The Old Mutual Financial Services Monitor (OMFSM) report recently revealed that approximately 40% of working Namibians currently hold personal loans at various banking institutions countrywide.
The study indicates that these loans are mostly used to cover unforeseen needs (47%), pay off other debts (38%), manage daily spending (36%) or make specific purchases.
The top reasons for taking out personal loans include education expenditures, household maintenance, burial expenses, and medical and health-related spending.
The study offers invaluable insights by focusing on a key cohort in society, namely employed Namibians, who account for approximately 28% of the Namibian population between the ages of 18 to 65, with an income of N$3 000 or more, and who live in urban and peri-urban areas.

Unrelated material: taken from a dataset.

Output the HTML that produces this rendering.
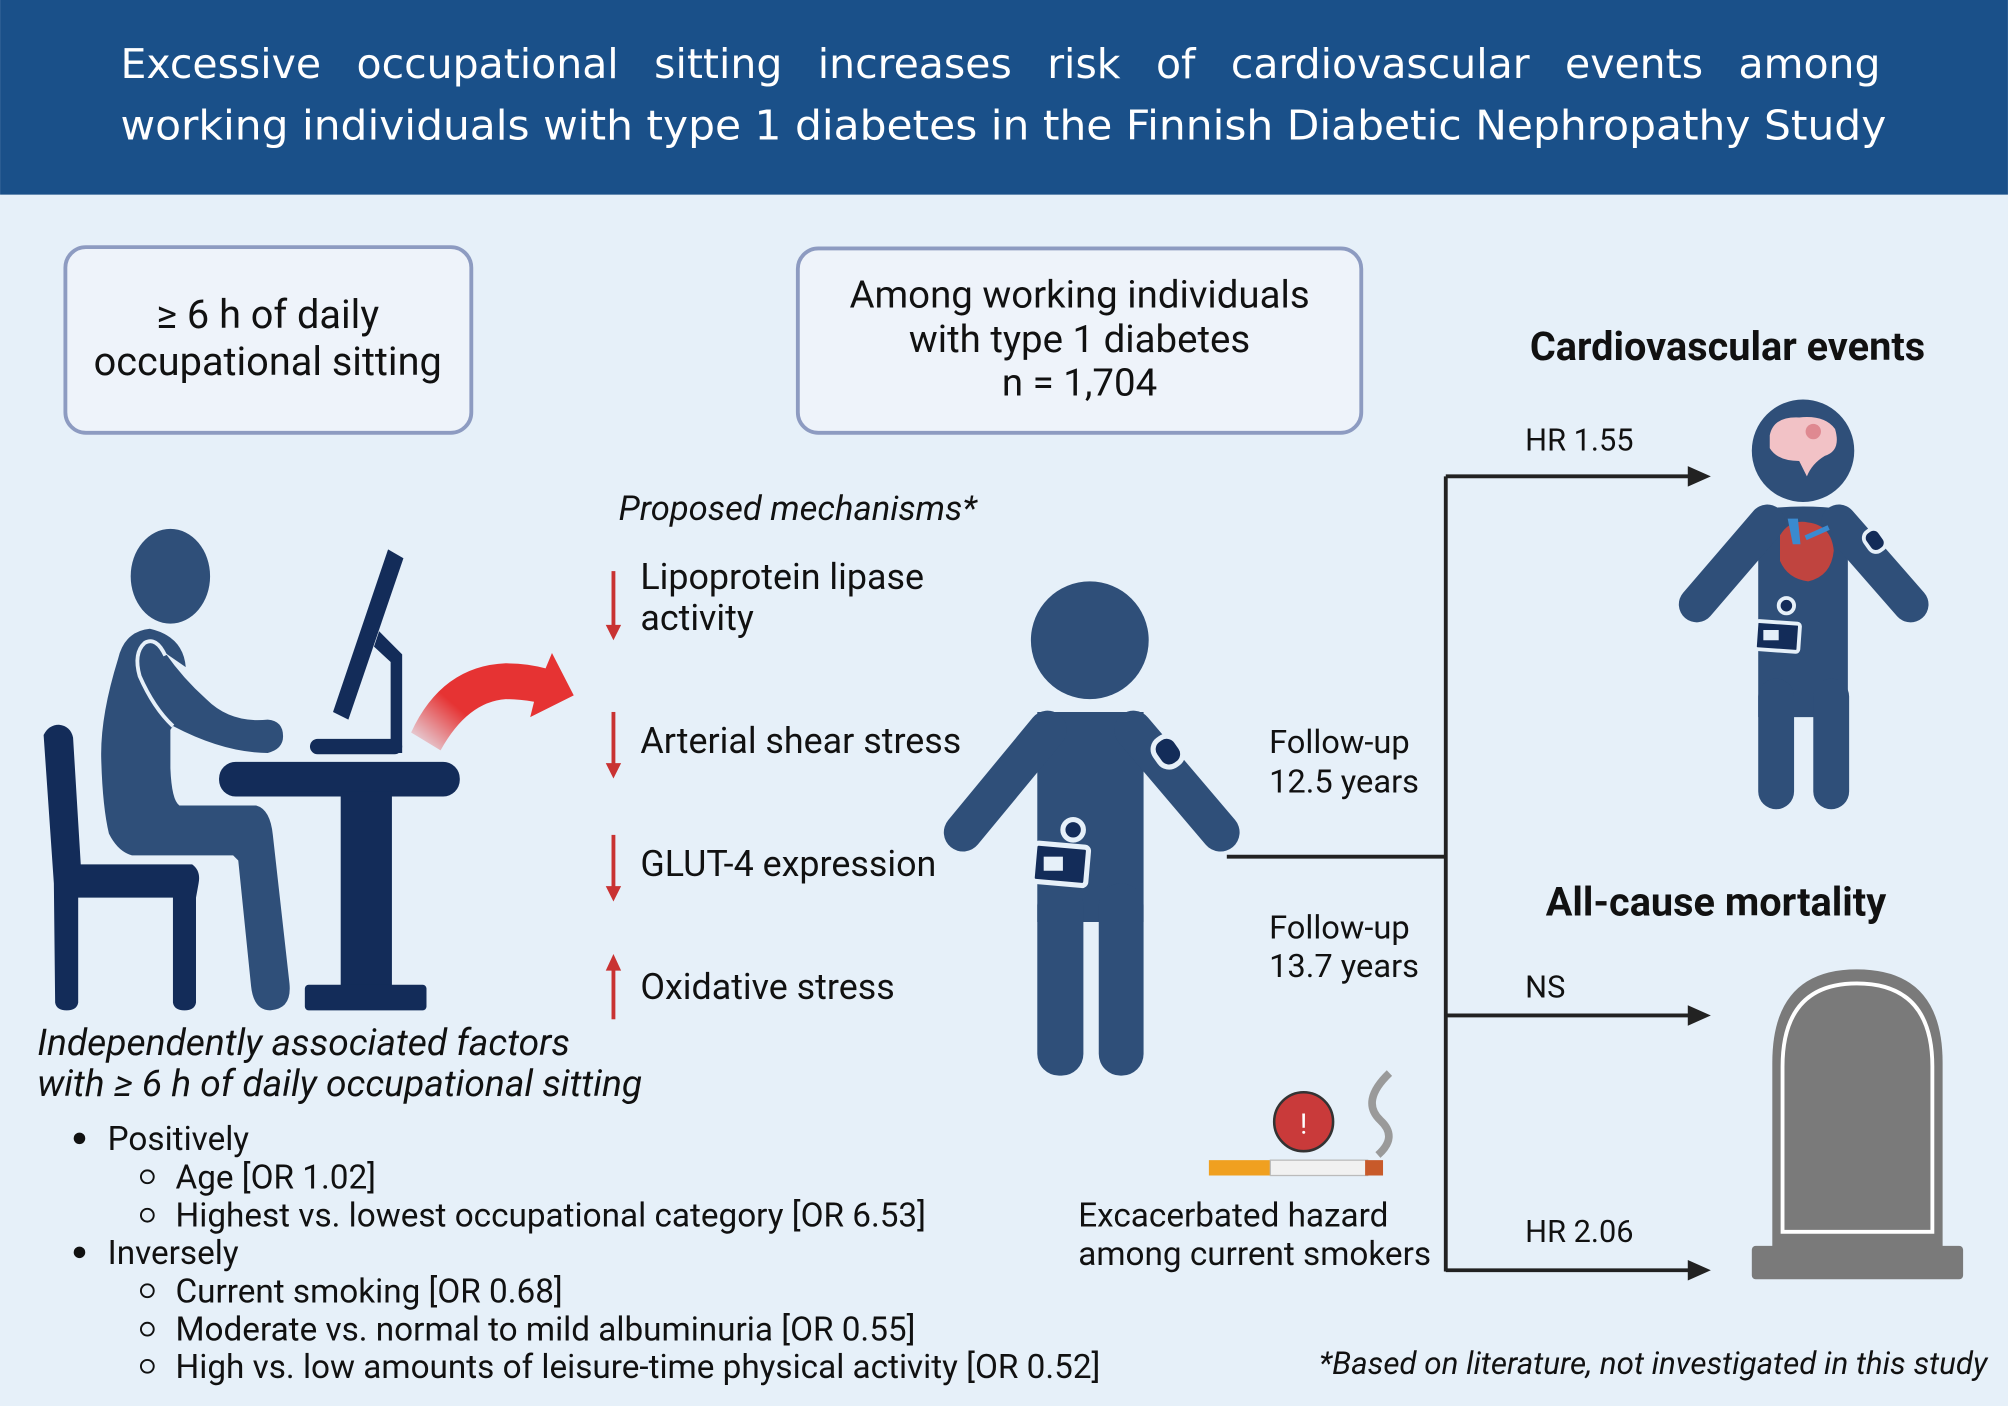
<!DOCTYPE html>
<html><head><meta charset="utf-8"><style>
html,body{margin:0;padding:0;background:#e6f0f9;}
svg{display:block;font-family:"Roboto","Liberation Sans",sans-serif;}
</style></head><body>
<svg width="2008" height="1406" viewBox="0 0 1568 1098" xmlns="http://www.w3.org/2000/svg">
<defs>
<linearGradient id="rg" x1="0" y1="1" x2="1" y2="0.3"><stop offset="0" stop-color="#e63333" stop-opacity="0"/><stop offset="0.4" stop-color="#e63333"/><stop offset="1" stop-color="#e63333"/></linearGradient>
</defs>
<rect width="1568" height="1098" fill="#e6f0f9"/>
<rect width="1568" height="152" fill="#1a5089"/>
<text x="94" y="61" fill="#fff" font-size="32" font-family="DejaVu Sans, sans-serif" word-spacing="17.5">Excessive occupational sitting increases risk of cardiovascular events among</text>
<text x="94" y="109" fill="#fff" font-size="32" font-family="DejaVu Sans, sans-serif" textLength="1379" lengthAdjust="spacingAndGlyphs">working individuals with type 1 diabetes in the Finnish Diabetic Nephropathy Study</text>

<g>
<rect x="51" y="193" width="317" height="145" rx="16" fill="#eef3fa" stroke="#8d9bc1" stroke-width="3"/>
<text x="209" y="256" text-anchor="middle" font-size="31" fill="#111">≥ 6 h of daily</text>
<text x="209" y="293" text-anchor="middle" font-size="31" fill="#111">occupational sitting</text>
</g>
<g>
<rect x="623" y="194" width="440" height="144" rx="16" fill="#eef3fa" stroke="#8d9bc1" stroke-width="3"/>
<text x="843" y="240" text-anchor="middle" font-size="30" fill="#111">Among working individuals</text>
<text x="843" y="275" text-anchor="middle" font-size="30" fill="#111">with type 1 diabetes</text>
<text x="843" y="309" text-anchor="middle" font-size="30" fill="#111">n = 1,704</text>
</g>

<g>
<g fill="#132c59">
<path d="M34,574 Q38,566 46,566 Q55,567 57,576 L63,675 L150,675 Q157,680 155,690 L153,701 L153,783 Q152,789 144,789 Q136,789 135,783 L135,701 L61,701 L61,783 Q60,789 52,789 Q44,789 43,783 L42,690 Z"/>
<path d="M303,429 L315,436 L272,562 L260,556 Z"/>
<path d="M296,493 L314,511 L314,588 L305,588 L305,517 L292,505 Z"/>
<rect x="242" y="577" width="72" height="12" rx="6"/>
<rect x="171" y="595" width="188" height="27" rx="13"/>
<rect x="266" y="618" width="40" height="154"/>
<rect x="238" y="769" width="95" height="20" rx="3"/>
</g>
<ellipse cx="133" cy="450" rx="31" ry="37" fill="#2f4f79"/>
<path d="M117,491 Q97,493 92,515 Q78,560 79,593 Q80,630 85,651 Q92,665 103,668 L182,668 L186,672 L196,770 Q198,789 211,789 Q228,788 226,768 L213,652 Q211,632 200,629 L140,629 Q134,625 133,600 L133,570 L135,567 Q175,588 209,588 Q221,585 221,575 Q221,563 209,562 Q180,565 161,546 Q143,530 129,510 L145,521 Q143,497 117,491 Z" fill="#2f4f79"/>
<path d="M129,512 Q122,497 113,502 Q104,510 109,528 Q120,553 135,567" fill="none" stroke="#e6f0f9" stroke-width="3"/>
<path d="M321,572 Q345,520 395,518 Q412,518 426,522 L431,510 L448,543 L414,560 L417,548 Q405,546 395,546 Q365,548 344,586 Z" fill="url(#rg)"/>
</g>

<text x="483" y="406" font-size="27" font-style="italic" fill="#111">Proposed mechanisms*</text>
<g font-size="28" fill="#111">
<g stroke="#c93232" stroke-width="3" fill="#c93232">
<line x1="479" y1="446" x2="479" y2="492"/><path d="M473,488 L485,488 L479,500 Z" stroke="none"/>
<line x1="479" y1="556" x2="479" y2="600"/><path d="M473,596 L485,596 L479,608 Z" stroke="none"/>
<line x1="479" y1="652" x2="479" y2="696"/><path d="M473,692 L485,692 L479,704 Z" stroke="none"/>
<line x1="479" y1="756" x2="479" y2="796"/><path d="M473,758 L485,758 L479,745 Z" stroke="none"/>
</g>
<text x="500" y="460">Lipoprotein lipase</text><text x="500" y="492">activity</text>
<text x="500" y="588">Arterial shear stress</text>
<text x="500" y="684">GLUT-4 expression</text>
<text x="500" y="780">Oxidative stress</text>
</g>

<g fill="#2f4f79">
<circle cx="851" cy="500" r="46"/>
<path d="M810,556 L893,556 L893,720 L810,720 Z"/>
<line x1="818" y1="570" x2="752" y2="650" stroke="#2f4f79" stroke-width="30" stroke-linecap="round"/>
<line x1="885" y1="570" x2="953" y2="650" stroke="#2f4f79" stroke-width="30" stroke-linecap="round"/>
<rect x="810" y="690" width="36" height="150" rx="17"/>
<rect x="858" y="690" width="35" height="150" rx="17"/>
<rect x="902" y="575" width="20" height="24" rx="9" transform="rotate(-35 912 587)" fill="#132c59" stroke="#e6f0f9" stroke-width="4"/>
<rect x="807" y="660" width="42" height="30" rx="3" transform="rotate(5 828 675)" fill="#132c59" stroke="#e6f0f9" stroke-width="4"/>
<rect x="815" y="669" width="15" height="11" fill="#e6f0f9"/>
<circle cx="838" cy="648" r="8" fill="#132c59" stroke="#e6f0f9" stroke-width="4"/>
</g>

<g stroke="#222" stroke-width="3" fill="none">
<line x1="958" y1="669" x2="1129" y2="669"/>
<line x1="1129" y1="372" x2="1129" y2="993"/>
<line x1="1129" y1="372" x2="1320" y2="372"/>
<line x1="1129" y1="793" x2="1320" y2="793"/>
<line x1="1129" y1="992" x2="1320" y2="992"/>
</g>
<g fill="#222">
<path d="M1318,364 L1336,372 L1318,380 Z"/>
<path d="M1318,785 L1336,793 L1318,801 Z"/>
<path d="M1318,984 L1336,992 L1318,1000 Z"/>
</g>
<g font-size="24" fill="#111">
<text x="1191" y="352">HR 1.55</text>
<text x="1191" y="779">NS</text>
<text x="1191" y="970">HR 2.06</text>
<text x="991" y="588" font-size="25.5">Follow-up</text><text x="991" y="619" font-size="25.5">12.5 years</text>
<text x="991" y="733" font-size="25.5">Follow-up</text><text x="991" y="763" font-size="25.5">13.7 years</text>
</g>
<text x="1349" y="281" text-anchor="middle" font-size="31" font-weight="bold" fill="#111">Cardiovascular events</text>
<text x="1340" y="715" text-anchor="middle" font-size="31" font-weight="bold" fill="#111">All-cause mortality</text>

<g fill="#2f4f79">
<circle cx="1408" cy="352" r="40"/>
<path d="M1373,398 Q1408,393 1443,398 L1443,560 L1373,560 Z"/>
<line x1="1380" y1="408" x2="1325" y2="472" stroke="#2f4f79" stroke-width="28" stroke-linecap="round"/>
<line x1="1436" y1="408" x2="1492" y2="472" stroke="#2f4f79" stroke-width="28" stroke-linecap="round"/>
<rect x="1373" y="530" width="28" height="102" rx="14"/>
<rect x="1416" y="530" width="28" height="102" rx="14"/>
<path d="M1382,340 Q1385,325 1405,326 Q1425,324 1433,335 Q1438,352 1425,356 Q1415,362 1411,372 L1405,360 Q1388,360 1382,350 Z" fill="#f2c2c6"/>
<circle cx="1416" cy="337" r="6" fill="#d7707a" opacity="0.7"/>
<path d="M1390,418 Q1398,405 1412,408 Q1430,410 1432,430 Q1430,450 1412,454 Q1396,452 1390,438 Z" fill="#c0443f"/>
<path d="M1396,405 L1400,425 L1406,425 L1404,405 Z" fill="#3a8ad0"/>
<path d="M1410,420 L1428,412" stroke="#3a8ad0" stroke-width="4"/>
<rect x="1457" y="413" width="14" height="18" rx="6" transform="rotate(-35 1464 422)" fill="#132c59" stroke="#e6f0f9" stroke-width="3"/>
<rect x="1371" y="486" width="34" height="22" rx="2" transform="rotate(4 1388 497)" fill="#132c59" stroke="#e6f0f9" stroke-width="3"/>
<rect x="1377" y="492" width="12" height="8" fill="#e6f0f9"/>
<circle cx="1395" cy="473" r="6" fill="#132c59" stroke="#e6f0f9" stroke-width="3"/>
</g>

<g>
<path d="M1384,975 L1384,830 Q1384,757 1450,757 Q1517,757 1517,830 L1517,975 Z" fill="#7a7a7a"/>
<path d="M1392,962 L1392,833 Q1392,768 1450,768 Q1509,768 1509,833 L1509,962 Z" fill="none" stroke="#fff" stroke-width="3"/>
<rect x="1368" y="973" width="165" height="26" rx="3" fill="#7a7a7a"/>
</g>

<g>
<circle cx="1018" cy="876" r="23" fill="#c93a3a" stroke="#333" stroke-width="2"/>
<text x="1018" y="885" text-anchor="middle" font-size="22" fill="#fff">!</text>
<rect x="944" y="906" width="48" height="12" fill="#f0a020"/>
<rect x="992" y="906" width="76" height="12" fill="#f1f1f1" stroke="#bbb" stroke-width="1"/>
<rect x="1066" y="906" width="14" height="12" fill="#c85a2a"/>
<path d="M1085,838 Q1062,860 1078,875 Q1092,888 1076,902" fill="none" stroke="#9a9a9a" stroke-width="6"/>
</g>
<text x="842" y="958" font-size="26" fill="#111">Excacerbated hazard</text>
<text x="842" y="988" font-size="26" fill="#111">among current smokers</text>

<g font-size="29" font-style="italic" fill="#111">
<text x="29" y="824">Independently associated factors</text>
<text x="29" y="856">with ≥ 6 h of daily occupational sitting</text>
</g>
<g font-size="26" fill="#111">
<circle cx="62" cy="889" r="4.5" fill="#111"/><text x="84" y="898">Positively</text>
<circle cx="115" cy="919" r="5" fill="none" stroke="#111" stroke-width="1.5"/><text x="137" y="928">Age [OR 1.02]</text>
<circle cx="115" cy="949" r="5" fill="none" stroke="#111" stroke-width="1.5"/><text x="137" y="958">Highest vs. lowest occupational category [OR 6.53]</text>
<circle cx="62" cy="978" r="4.5" fill="#111"/><text x="84" y="987">Inversely</text>
<circle cx="115" cy="1008" r="5" fill="none" stroke="#111" stroke-width="1.5"/><text x="137" y="1017">Current smoking [OR 0.68]</text>
<circle cx="115" cy="1038" r="5" fill="none" stroke="#111" stroke-width="1.5"/><text x="137" y="1047">Moderate vs. normal to mild albuminuria [OR 0.55]</text>
<circle cx="115" cy="1067" r="5" fill="none" stroke="#111" stroke-width="1.5"/><text x="137" y="1076">High vs. low amounts of leisure-time physical activity [OR 0.52]</text>
</g>
<text x="1552" y="1073" text-anchor="end" font-size="24.5" font-style="italic" fill="#111">*Based on literature, not investigated in this study</text>
</svg>
</body></html>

The OMFSM states that only one in four, or 24%, of working Namibians expressed confidence in the country’s economic prospects, a clear indicator that most citizens are feeling the weight of a sluggish economy.
The report highlights a sense of optimism among Namibians regarding their personal financial outlook, and adds that about 58% of Namibians believe their financial outlook will improve soon. That is a clear sign that despite the economic upheavals, there is a strong sense of resilience among Namibians.
The report further shows that most working Namibians have experienced a decline in their income as a significant proportion of individuals (75%) report earning the same or less income than they did three years ago, prior to the pandemic.
The report further highlighted that 42% of Namibian consumers continue to experience significant financial stress, with lower-income earners more susceptible to financial stress because many must provide financial support to extended family members due to the lingering impact of the pandemic.
Income security is identified as the top priority for Namibian consumers, followed by cost-cutting measures, and paying off debt.
Consumption/living expenses (48%) account for nearly half of Namibian household spending, with debt servicing (19%) making up a significant portion of expenditure, equal to that of savings.